Happy Samhain, for all of those who practice!


----------



## pepperi27 (Oct 31, 2007)

Be blessed sweetie!


----------



## Tabitha (Oct 31, 2007)

And a happy All Hallow's Eve to you all :wink: .
http://deoxy.org/time/sabbats/11-06.htm


----------



## soapbuddy (Oct 31, 2007)

BB!  

Irena


----------



## Soapmaker Man (Oct 31, 2007)

Tabitha said:
			
		

> And a happy All Hallow's Eve to you all :wink: .
> http://deoxy.org/time/sabbats/11-06.htm



Happy Halloween to everybody too.  Thanks Tab for that info!

Paul.... :wink:


----------



## Bret (Nov 6, 2007)

This isn't Samhain related, but for those who do practice, have you guys seen these?
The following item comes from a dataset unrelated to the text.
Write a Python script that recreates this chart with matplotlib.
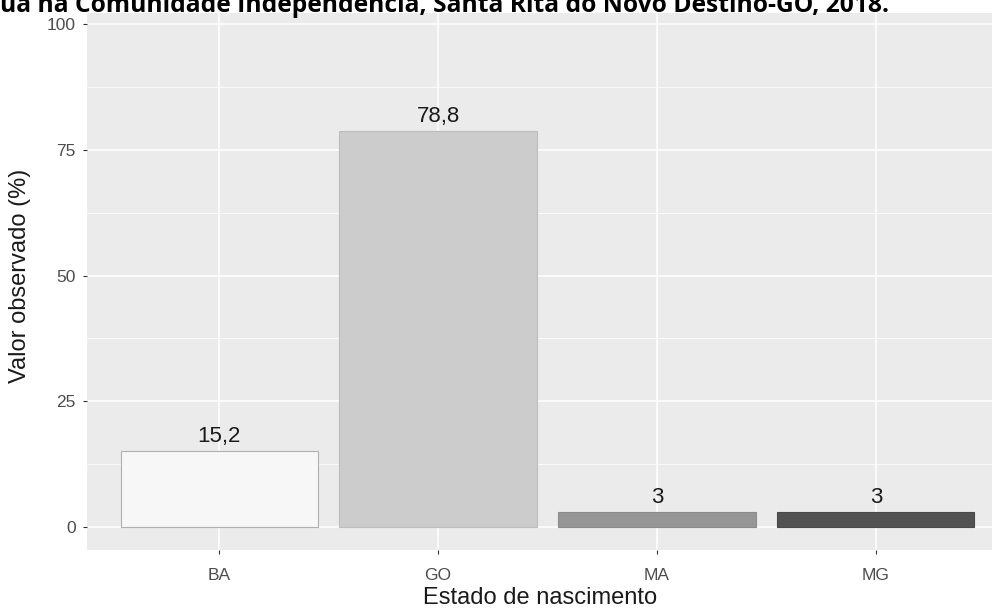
import numpy as np
import matplotlib
matplotlib.use('Agg')
import matplotlib.pyplot as plt
from matplotlib.ticker import MultipleLocator

# data
estados = ['BA', 'GO', 'MA', 'MG']
valores = [15.2, 78.8, 3.0, 3.0]
rotulos = ['15,2', '78,8', '3', '3']
cores = ['#f7f7f7', '#cccccc', '#969696', '#525252']
bordas = ['#b0b0b0', '#bdbdbd', '#8c8c8c', '#4a4a4a']
titulo = 'ua na Comunidade Independência, Santa Rita do Novo Destino-GO, 2018.'

plt.rcParams['font.family'] = ['Liberation Sans', 'DejaVu Sans']

fig = plt.figure(figsize=(9.92, 6.10), dpi=100)
ax = fig.add_axes([87/992, 60/610, 1 - 87/992, (550 - 13)/610])
ax.set_facecolor('#ebebeb')

x = np.arange(1, len(estados) + 1)
ax.bar(x, valores, width=0.9, color=cores, edgecolor=bordas, linewidth=0.8, zorder=3)
for xi, v, r in zip(x, valores, rotulos):
    ax.annotate(r, (xi, v), xytext=(0, 2.5), textcoords='offset points',
                ha='center', va='bottom', fontsize=16, color='#1a1a1a', zorder=4)

ax.set_xlim(0.397, 4.53)
ax.set_ylim(-4.57, 102.2)
ax.set_xticks(x)
ax.set_xticklabels(estados)
ax.set_yticks([0, 25, 50, 75, 100])
ax.yaxis.set_minor_locator(MultipleLocator(12.5))
ax.grid(which='major', color='white', linewidth=1.1, zorder=0)
ax.grid(which='minor', axis='y', color='white', linewidth=0.55, zorder=0)
ax.set_axisbelow(True)
for s in ax.spines.values():
    s.set_visible(False)
ax.tick_params(which='major', length=3, color='#333333', labelsize=12.5,
               labelcolor='#4d4d4d')
ax.tick_params(axis='y', pad=5)
ax.tick_params(axis='x', pad=10)
ax.tick_params(which='minor', length=0)

fig.text(540/992, 1 - 598/610, 'Estado de nascimento', ha='center', va='center',
         fontsize=17, color='#1a1a1a')
fig.text(20/992, 1 - 276/610, 'Valor observado (%)', ha='center', va='center',
         rotation=90, fontsize=17, color='#1a1a1a')

# cut-off title at the top
t = fig.text(0, 1 - 12/610, titulo, ha='left', va='baseline', fontsize=17,
             fontweight='bold', family=['Open Sans', 'DejaVu Sans'], color='black')
fig.canvas.draw()
w = t.get_window_extent().width
t.set_fontsize(17 * 887 / w)

fig.savefig('out.png', dpi=100)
I came across them today and thought of this thread. (I don't, but I have friends who do.)

http://www.thesoapgoat.com/nexclusive.html


----------



## dragonfly princess (Nov 6, 2007)

Those are very cool.  There is also
www.spiritcrafts.net


----------



## soapbuddy (Nov 6, 2007)

Bret said:
			
		

> This isn't Samhain related, but for those who do practice, have you guys seen these? I came across them today and thought of this thread. (I don't, but I have friends who do.)
> 
> http://www.thesoapgoat.com/nexclusive.html



Yep! I have some of those. I also have some from Spirit Crafts.

Irena


----------



## Tabitha (Nov 6, 2007)

I have a few Goddess molds. They are really pretty to pour in a solid color and then just brush over them lightly with a silver or opal mica, the raised surfaces will catch the mica causing the image to show better.


----------